Jackson also appealed his murder conviction, but the same 9th Circuit panel affirmed that conviction in a separate ruling Feb. 3.
WASHINGTON — A federal appeals court ruled that a Navajo man who held his girlfriend while he assaulted her cannot also be convicted of kidnapping, saying such an expansion of kidnapping would lead to a “steroidal version” of assault laws.
The ruling Feb. 3 by a 9th U.S. Circuit Court of Appeals panel let stand the assault conviction against Giordano Jackson but reversed his kidnapping conviction in the 2017 beating of his girlfriend, Alvina Nez.
Jackson was later convicted for Nez’s murder in a separate assault and is serving a life sentence on that charge. The court Thursday upheld that conviction.
“This case requires us to define the limits of kidnapping,” said the opinion written by Circuit Judge John B. Owens. Even though the standard for kidnapping only requires a “seizure,” he wrote that the seven minutes that Jackson held his girlfriend while severely beating her “is a far cry from the ‘substantial period of time’” that is required for a kidnapping.
The U.S. Attorney’s Office declined Feb. 4 to comment on the ruling. An attorney for Jackson did not immediately respond to requests for comment.

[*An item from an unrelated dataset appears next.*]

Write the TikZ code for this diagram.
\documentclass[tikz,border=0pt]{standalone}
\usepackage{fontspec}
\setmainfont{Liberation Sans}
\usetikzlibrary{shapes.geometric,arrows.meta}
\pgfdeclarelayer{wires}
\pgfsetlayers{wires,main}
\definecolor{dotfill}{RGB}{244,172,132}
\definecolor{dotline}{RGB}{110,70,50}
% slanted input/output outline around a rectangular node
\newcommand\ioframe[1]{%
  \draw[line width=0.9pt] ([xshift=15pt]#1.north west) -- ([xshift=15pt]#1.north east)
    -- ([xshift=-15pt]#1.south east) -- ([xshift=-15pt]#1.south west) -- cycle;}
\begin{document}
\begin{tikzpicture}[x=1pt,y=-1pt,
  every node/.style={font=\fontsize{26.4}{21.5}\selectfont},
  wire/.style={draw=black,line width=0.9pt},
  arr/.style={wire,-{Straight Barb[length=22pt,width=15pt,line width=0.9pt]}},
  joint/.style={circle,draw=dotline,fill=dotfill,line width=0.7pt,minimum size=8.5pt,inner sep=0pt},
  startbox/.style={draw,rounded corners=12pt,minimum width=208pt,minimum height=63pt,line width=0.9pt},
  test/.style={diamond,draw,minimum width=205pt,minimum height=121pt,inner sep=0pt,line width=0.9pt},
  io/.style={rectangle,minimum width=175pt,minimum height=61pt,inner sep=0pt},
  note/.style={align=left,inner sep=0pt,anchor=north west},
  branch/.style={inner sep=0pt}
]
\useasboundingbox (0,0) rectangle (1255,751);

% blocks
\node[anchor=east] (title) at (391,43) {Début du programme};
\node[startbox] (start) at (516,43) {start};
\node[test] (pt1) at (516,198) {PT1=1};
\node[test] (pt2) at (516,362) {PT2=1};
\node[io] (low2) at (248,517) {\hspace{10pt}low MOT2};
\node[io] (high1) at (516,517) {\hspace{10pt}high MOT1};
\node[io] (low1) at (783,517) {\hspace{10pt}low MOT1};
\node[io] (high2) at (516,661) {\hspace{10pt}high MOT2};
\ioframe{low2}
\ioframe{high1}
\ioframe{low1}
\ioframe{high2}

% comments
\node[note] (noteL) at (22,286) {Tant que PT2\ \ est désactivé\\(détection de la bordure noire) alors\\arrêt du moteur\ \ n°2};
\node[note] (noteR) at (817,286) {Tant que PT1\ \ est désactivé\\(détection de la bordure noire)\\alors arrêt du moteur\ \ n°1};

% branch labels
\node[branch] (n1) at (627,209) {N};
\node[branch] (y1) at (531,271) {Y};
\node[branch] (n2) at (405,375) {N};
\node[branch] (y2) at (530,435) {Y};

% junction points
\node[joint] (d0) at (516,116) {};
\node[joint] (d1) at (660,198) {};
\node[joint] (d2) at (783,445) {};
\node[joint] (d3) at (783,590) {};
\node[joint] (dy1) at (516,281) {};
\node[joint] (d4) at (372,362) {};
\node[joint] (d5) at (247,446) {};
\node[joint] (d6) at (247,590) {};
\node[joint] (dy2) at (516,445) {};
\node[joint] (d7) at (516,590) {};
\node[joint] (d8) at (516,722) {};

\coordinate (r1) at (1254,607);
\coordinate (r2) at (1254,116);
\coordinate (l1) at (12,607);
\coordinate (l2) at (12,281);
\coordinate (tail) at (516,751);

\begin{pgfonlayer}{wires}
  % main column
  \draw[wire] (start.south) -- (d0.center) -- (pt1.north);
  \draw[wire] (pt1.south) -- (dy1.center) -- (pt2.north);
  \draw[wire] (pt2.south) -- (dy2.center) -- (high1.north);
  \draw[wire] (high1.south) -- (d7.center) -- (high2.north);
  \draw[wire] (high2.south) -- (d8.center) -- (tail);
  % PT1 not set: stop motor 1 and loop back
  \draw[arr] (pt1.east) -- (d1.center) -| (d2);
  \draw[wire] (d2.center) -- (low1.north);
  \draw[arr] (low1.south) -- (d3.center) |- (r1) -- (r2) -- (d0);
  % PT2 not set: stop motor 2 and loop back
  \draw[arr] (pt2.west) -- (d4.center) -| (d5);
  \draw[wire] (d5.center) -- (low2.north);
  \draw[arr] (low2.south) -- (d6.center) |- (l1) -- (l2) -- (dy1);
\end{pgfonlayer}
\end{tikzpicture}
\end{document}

The case began in July 2017 at Nez’s father’s home on the Navajo Reservation. Nez’s son and his cousin heard what they first thought was laughter, but when they went outside they saw Jackson beating Nez and trying to yank her from a car.
The boys ran inside to wake their grandparents, and Nez’s father came out to find Alvina bloodied and beaten on the ground by the car, stripped to her underwear. He ordered Jackson off the property.

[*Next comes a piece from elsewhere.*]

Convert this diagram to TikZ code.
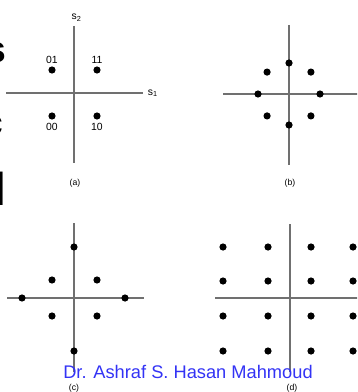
\documentclass[tikz,border=0pt]{standalone}
\usepackage{fontspec}
\setmainfont{Liberation Sans}
\usetikzlibrary{positioning}
\definecolor{axgray}{HTML}{707070}
\definecolor{wmblue}{HTML}{3333F5}
\tikzset{
  % constellation points and axes
  sym/.style={circle, fill=black, inner sep=0pt, minimum size=5.4pt},
  axis/.style={draw=axgray, line width=1.1pt},
  % small scanned labels
  bits/.style={font=\fontsize{7.8}{8}\selectfont, inner sep=0.5pt},
  subcap/.style={font=\fontsize{6.5}{7}\selectfont, inner sep=0pt},
  % slide text cut off at the left edge
  cut/.style={font=\bfseries\fontsize{#1}{#1}\selectfont, inner sep=0pt, anchor=base east},
}

\begin{document}
\begin{tikzpicture}[x=0.75pt, y=-0.75pt]
\useasboundingbox (0,0) rectangle (357,392);
\clip (0,0) rectangle (357,392);

% ---- slide text behind the figure (cut off) ----
\node[cut=28] (txtS) at (6.2,62.5) {s};
\node[cut=28] (txtC) at (3.5,136) {c};
\node[cut=34.6] (txtL) at (6.1,205) {l};

% =====================================================================
% (a)  QPSK with bit labels
% =====================================================================
\coordinate (aW) at (6,93);   \coordinate (aE) at (143,93);
\coordinate (aN) at (74,26);  \coordinate (aS) at (74,163);
\draw[axis] (aW) -- (aE);
\draw[axis] (aN) -- (aS);
\node[bits, above=3pt of aN, xshift=2pt] (as2) {s\textsubscript{2}};
\node[bits, right=3pt of aE] (as1) {s\textsubscript{1}};

\node[sym] (a01) at (52,70) {};
\node[sym] (a11) at (97,70) {};
\node[sym] (a00) at (52,116) {};
\node[sym] (a10) at (97,116) {};
\node[bits, above=1.5pt of a01] {01};
\node[bits, above=1.5pt of a11] {11};
\node[bits, below=2pt of a00] {00};
\node[bits, below=2pt of a10] {10};
\node[subcap] (capA) at (75,183) {(a)};

% =====================================================================
% (b)  8-PSK
% =====================================================================
\coordinate (bo) at (289,94);
\coordinate (bW) at (223,94);  \coordinate (bE) at (360,94);
\coordinate (bN) at (289,25);  \coordinate (bS) at (289,165);
\draw[axis] (bW) -- (bE);
\draw[axis] (bN) -- (bS);
\foreach \ang [count=\i] in {0,45,...,315}
  \node[sym] (b\i) at ([shift={(\ang:31)}]bo) {};
\node[subcap] (capB) at (290,183) {(b)};

% =====================================================================
% (c)  8-QAM: inner square + points on the axes
% =====================================================================
\coordinate (cW) at (7,298);   \coordinate (cE) at (144,298);
\coordinate (cN) at (74,223);  \coordinate (cS) at (74,372);
\draw[axis] (cW) -- (cE);
\draw[axis] (cN) -- (cS);
\node[sym] (cT) at (74,247) {};
\node[sym] (cB) at (74,351) {};
\node[sym] (cL) at (22,298) {};
\node[sym] (cR) at (125,298) {};
\foreach \x in {52,97}
  \foreach \y in {280,316}
    \node[sym] (c-\x-\y) at (\x,\y) {};
\node[subcap] (capC) at (74,388) {(c)};

% =====================================================================
% (d)  16-QAM
% =====================================================================
\coordinate (dW) at (215,298); \coordinate (dE) at (360,298);
\coordinate (dN) at (290,224); \coordinate (dS) at (290,372);
\draw[axis] (dW) -- (dE);
\draw[axis] (dN) -- (dS);
\foreach \x in {223,268,311,353}
  \foreach \y in {247,281,316,351}
    \node[sym] (d-\x-\y) at (\x,\y) {};
\node[subcap] (capD) at (292,388) {(d)};

% ---- watermark ----
\node[font=\fontsize{13.7}{16}\selectfont, text=wmblue, inner sep=0pt, anchor=base]
  (wm) at (188,378) {Dr. Ashraf S. Hasan Mahmoud};

\end{tikzpicture}
\end{document}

The court said Alvina had “scratches and bruises on her arms, legs and face, a black eye, blood dripping from her nose and a bald spot on her head” caused by Jackson trying to pull her by her hair into a nearby hogan.
Jackson was charged with assault resulting in serious bodily injury and kidnapping, and convicted after a trial in which the evidence presented by Nez’s father and the boys was “largely uncontroverted.”
Jackson’s attorney conceded that the evidence was sufficient for an assault charge, but not for kidnapping, saying that “whatever seizure occurred, it certainly didn’t occur beyond whatever beating there was.”
But the trial judge agreed with the prosecutor that all that is needed for a kidnapping charge is “a restraint on someone’s freedom of movement, preventing somebody from leaving if they want to.”
On appeal, the 9th Circuit said courts have to be careful to limit the use of kidnapping to “appropriate circumstances.” Otherwise, prosecutors would have “unfettered discretion to charge the same conduct, such as impeding certain individuals, as a mere misdemeanor or a life imprisonment felony.”
Owens noted that prosecutors conceded at argument in Jackson’s appeal that the theory of kidnapping under which Jackson was convicted could allow “a garden-variety, three-minute robbery could be a kidnapping.”
The appeals court focused on the fact that the assault lasted just six or seven minutes and that the actions did not reflect “the essence of kidnapping.”
“The primary conduct here was an assault causing serious bodily injury, which inherently requires the defendant to keep the victim in close enough proximity to inflict the injuries,” Owens wrote.
“The conduct here did not go beyond that,” he wrote. “No additional holding occurred; the assault involved no asportation, no external restraints, no planned detention, and no restrictions on movement beyond the beating itself.”
Owens wrote that jurors “properly convicted” Jackson of assault, but that the facts could not support a kidnapping conviction.
Two months after the assault, Jackson beat Alvina to death in his house in Teesto and attacked responding Navajo police officers with a machete. He was convicted of first-degree murder and assault with a deadly weapon in that incident and was sentence to life in February 2019.
“There comes a time when a person forfeits his right to walk among society,” U.S. District Judge Diane Humetewa said at his sentencing. “Mr. Jackson, your time has come.”
Jackson also appealed his murder conviction, but the same 9th Circuit panel affirmed that conviction in a separate ruling Feb. 3.